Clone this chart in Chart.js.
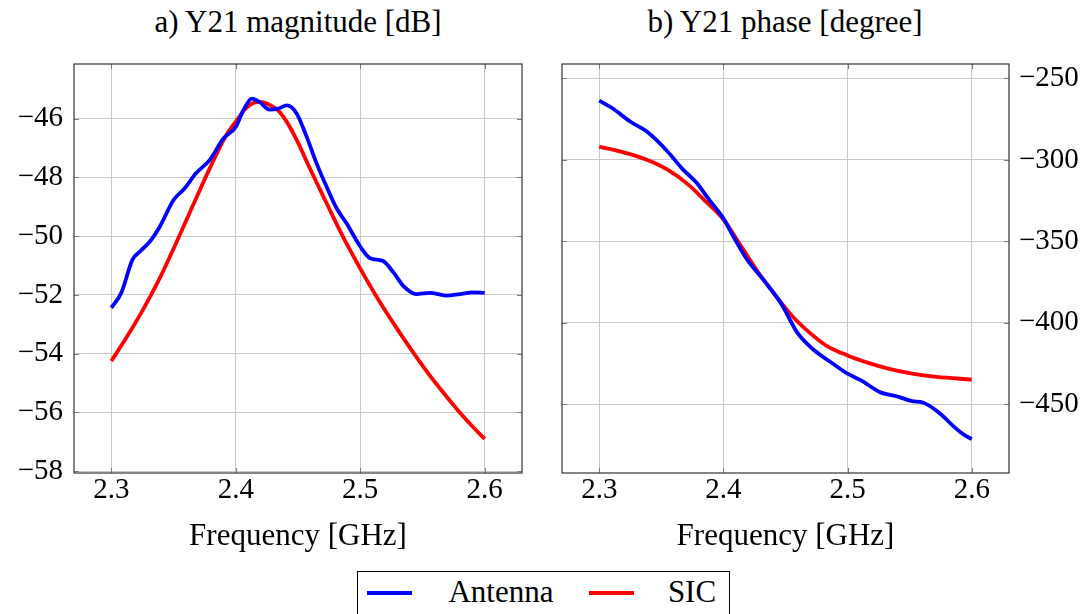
<!DOCTYPE html>
<html>
<head>
<meta charset="utf-8">
<script src="https://cdn.jsdelivr.net/npm/chart.js@4.4.0/dist/chart.umd.min.js"></script>
<style>
  html, body { margin:0; padding:0; background:#fff; }
  body { width:1092px; height:614px; position:relative; overflow:hidden; font-family:"Liberation Serif","DejaVu Serif",serif; color:#000; }
  canvas { position:absolute; top:0; }
  .title { position:absolute; top:6px; width:448px; text-align:center; font-size:31px; line-height:31px; white-space:nowrap; }
  #legend { position:absolute; left:357px; top:571px; width:373px; height:60px; border:1px solid #000; box-sizing:border-box; }
  #legend .sw { position:absolute; top:19px; width:45px; height:4px; }
  #legend .lbl { position:absolute; top:4px; width:140px; margin-left:-70px; text-align:center; font-size:31px; line-height:31px; }
</style>
</head>
<body>
<div class="title" style="left:74px">a) Y21 magnitude [dB]</div>
<div class="title" style="left:561px">b) Y21 phase [degree]</div>
<canvas id="chartMag" width="546" height="555" style="left:0"></canvas>
<canvas id="chartPhase" width="546" height="555" style="left:546px"></canvas>
<div id="legend"></div>
<script>
/* ==== Data ==== */
const seriesNames = ['Antenna', 'SIC'];
const seriesColors = ['#0000ff', '#ff0000'];

const freqTicks = [2.3, 2.4, 2.5, 2.6];
const magTicks = [-58, -56, -54, -52, -50, -48, -46];
const phaseTicks = [-450, -400, -350, -300, -250];

// Y21 magnitude [dB]
const freqMagAnt = [2.300,2.308,2.317,2.323,2.331,2.339,2.350,2.359,2.368,2.379,2.390,2.400,2.406,2.413,2.419,2.427,2.434,2.441,2.449,2.457,2.465,2.473,2.481,2.489,2.500,2.508,2.518,2.527,2.535,2.545,2.556,2.569,2.580,2.591,2.600];
const magAnt = [-52.44,-51.93,-50.80,-50.52,-50.18,-49.67,-48.77,-48.37,-47.86,-47.41,-46.68,-46.28,-45.72,-45.32,-45.43,-45.69,-45.66,-45.55,-45.83,-46.62,-47.53,-48.32,-49.05,-49.56,-50.35,-50.75,-50.84,-51.25,-51.71,-51.97,-51.93,-52.02,-51.97,-51.91,-51.93];
const freqMagSic = [2.300,2.312,2.3255,2.339,2.352,2.3657,2.379,2.3925,2.400,2.4075,2.414,2.4206,2.427,2.434,2.441,2.449,2.4595,2.473,2.486,2.4997,2.513,2.5265,2.540,2.5533,2.5667,2.580,2.591,2.600];
const magSic = [-54.25,-53.46,-52.50,-51.42,-50.24,-48.94,-47.70,-46.55,-46.10,-45.68,-45.47,-45.43,-45.53,-45.72,-46.11,-46.73,-47.69,-48.88,-50.01,-51.08,-52.05,-52.95,-53.80,-54.59,-55.32,-56.00,-56.51,-56.90];

// Y21 phase [degree]
const freqPhAnt = [2.300,2.3106,2.3258,2.3383,2.355,2.3675,2.3786,2.3883,2.400,2.4078,2.4189,2.4328,2.4467,2.4592,2.4717,2.4883,2.500,2.5106,2.5258,2.541,2.552,2.5606,2.5744,2.5856,2.5939,2.600];
const phAnt = [-263.6,-268.3,-276.9,-282.6,-294.8,-306.0,-314.2,-324.3,-335.9,-346.7,-361.0,-374.2,-388.5,-405.8,-416.0,-425.2,-431.3,-435.3,-442.5,-445.5,-448.2,-449.0,-455.7,-463.8,-468.9,-471.4];
const freqPhSic = [2.300,2.3217,2.3383,2.355,2.3717,2.3856,2.400,2.4133,2.4272,2.4411,2.455,2.4689,2.4828,2.500,2.5161,2.5328,2.552,2.5717,2.600];
const phSic = [-291.8,-295.8,-299.9,-306.0,-315.2,-325.4,-336.6,-351.8,-368.1,-382.4,-395.6,-405.8,-414.0,-420.1,-424.5,-428.2,-431.3,-433.3,-434.9];

/* ==== Helpers ==== */
const FONT = '"Liberation Serif", "DejaVu Serif", serif';
const GRID = '#c8c8c8';
const FRAME = '#333333';

function pts(xs, ys){ return xs.map((x,i)=>({x, y: ys[i]})); }
function minus(v){ return String(v).replace('-', '\u2212'); }
function fixedTicks(list){ return scale => { scale.ticks = list.map(v=>({value:v})); }; }

function dataset(i, xs, ys){
  return { label: seriesNames[i], data: pts(xs, ys), borderColor: seriesColors[i], backgroundColor: seriesColors[i],
           borderWidth: 3.8, pointRadius: 0, cubicInterpolationMode: 'monotone', fill: false };
}

// frame round the plot area + small inner tick marks, like pgfplots
const framePlugin = {
  id: 'frame',
  afterDatasetsDraw(chart){
    const {ctx, chartArea: a, scales} = chart;
    ctx.save();
    ctx.strokeStyle = '#7a7a7a'; ctx.lineWidth = 1;
    ctx.beginPath();
    scales.x.ticks.forEach(t => {
      const px = Math.round(scales.x.getPixelForValue(t.value)) + 0.5;
      ctx.moveTo(px, a.bottom); ctx.lineTo(px, a.bottom - 5);
      ctx.moveTo(px, a.top); ctx.lineTo(px, a.top + 5);
    });
    scales.y.ticks.forEach(t => {
      const py = Math.round(scales.y.getPixelForValue(t.value)) + 0.5;
      ctx.moveTo(a.left, py); ctx.lineTo(a.left + 5, py);
      ctx.moveTo(a.right, py); ctx.lineTo(a.right - 5, py);
    });
    ctx.stroke();
    ctx.strokeStyle = FRAME; ctx.lineWidth = 1.2;
    ctx.strokeRect(a.left, a.top, a.right - a.left, a.bottom - a.top);
    ctx.restore();
  }
};

function makeChart(id, datasets, y, yPos, pad, yWidth){
  return new Chart(document.getElementById(id), {
    type: 'line',
    data: { datasets },
    plugins: [framePlugin],
    options: {
      responsive: false, animation: false,
      layout: { padding: pad },
      plugins: { legend: { display: false }, tooltip: { enabled: false } },
      scales: {
        x: {
          type: 'linear', min: 2.27, max: 2.63,
          afterBuildTicks: fixedTicks(freqTicks),
          afterFit: s => { s.height = 82; },
          grid: { color: GRID, drawTicks: false },
          border: { display: false },
          ticks: { color: '#000', padding: 0, font: { family: FONT, size: 29 }, callback: v => v.toFixed(1) },
          title: { display: true, text: 'Frequency [GHz]', color: '#000', padding: 0, font: { family: FONT, size: 31 } }
        },
        y: {
          type: 'linear', position: yPos, min: y.min, max: y.max,
          afterBuildTicks: fixedTicks(y.ticks),
          afterFit: s => { s.width = yWidth; },
          grid: { color: GRID, drawTicks: false },
          border: { display: false },
          ticks: { color: '#000', padding: y.pad, font: { family: FONT, size: 29 }, callback: v => minus(v) }
        }
      }
    }
  });
}

const magChart = makeChart('chartMag',
  [dataset(0, freqMagAnt, magAnt), dataset(1, freqMagSic, magSic)],
  { min: -58.06, max: -44.14, ticks: magTicks, pad: 11 }, 'left',
  { left: 0, right: 24, top: 64, bottom: 0 }, 74);

const phaseChart = makeChart('chartPhase',
  [dataset(0, freqPhAnt, phAnt), dataset(1, freqPhSic, phSic)],
  { min: -492.3, max: -241.1, ticks: phaseTicks, pad: 10 }, 'right',
  { left: 16, right: 0, top: 64, bottom: 0 }, 83);

/* ==== Shared legend ==== */
const legend = document.getElementById('legend');
const swLeft = [9, 231], lblCenter = [143, 334];
seriesNames.forEach((name, i) => {
  const sw = document.createElement('div');
  sw.className = 'sw'; sw.style.left = swLeft[i] + 'px'; sw.style.background = seriesColors[i];
  const lb = document.createElement('div');
  lb.className = 'lbl'; lb.style.left = lblCenter[i] + 'px'; lb.textContent = name;
  legend.appendChild(sw); legend.appendChild(lb);
});
</script>
</body>
</html>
———
- [Exercise description] Skip the pictures and restate exactly the lines from the beginning of the listing to the line with "const phaseTicks = [-450, -400, -350, -300, -250];", that line included.

- [Expected output]
Clone this chart in Chart.js.
<!DOCTYPE html>
<html>
<head>
<meta charset="utf-8">
<script src="https://cdn.jsdelivr.net/npm/chart.js@4.4.0/dist/chart.umd.min.js"></script>
<style>
  html, body { margin:0; padding:0; background:#fff; }
  body { width:1092px; height:614px; position:relative; overflow:hidden; font-family:"Liberation Serif","DejaVu Serif",serif; color:#000; }
  canvas { position:absolute; top:0; }
  .title { position:absolute; top:6px; width:448px; text-align:center; font-size:31px; line-height:31px; white-space:nowrap; }
  #legend { position:absolute; left:357px; top:571px; width:373px; height:60px; border:1px solid #000; box-sizing:border-box; }
  #legend .sw { position:absolute; top:19px; width:45px; height:4px; }
  #legend .lbl { position:absolute; top:4px; width:140px; margin-left:-70px; text-align:center; font-size:31px; line-height:31px; }
</style>
</head>
<body>
<div class="title" style="left:74px">a) Y21 magnitude [dB]</div>
<div class="title" style="left:561px">b) Y21 phase [degree]</div>
<canvas id="chartMag" width="546" height="555" style="left:0"></canvas>
<canvas id="chartPhase" width="546" height="555" style="left:546px"></canvas>
<div id="legend"></div>
<script>
/* ==== Data ==== */
const seriesNames = ['Antenna', 'SIC'];
const seriesColors = ['#0000ff', '#ff0000'];

const freqTicks = [2.3, 2.4, 2.5, 2.6];
const magTicks = [-58, -56, -54, -52, -50, -48, -46];
const phaseTicks = [-450, -400, -350, -300, -250];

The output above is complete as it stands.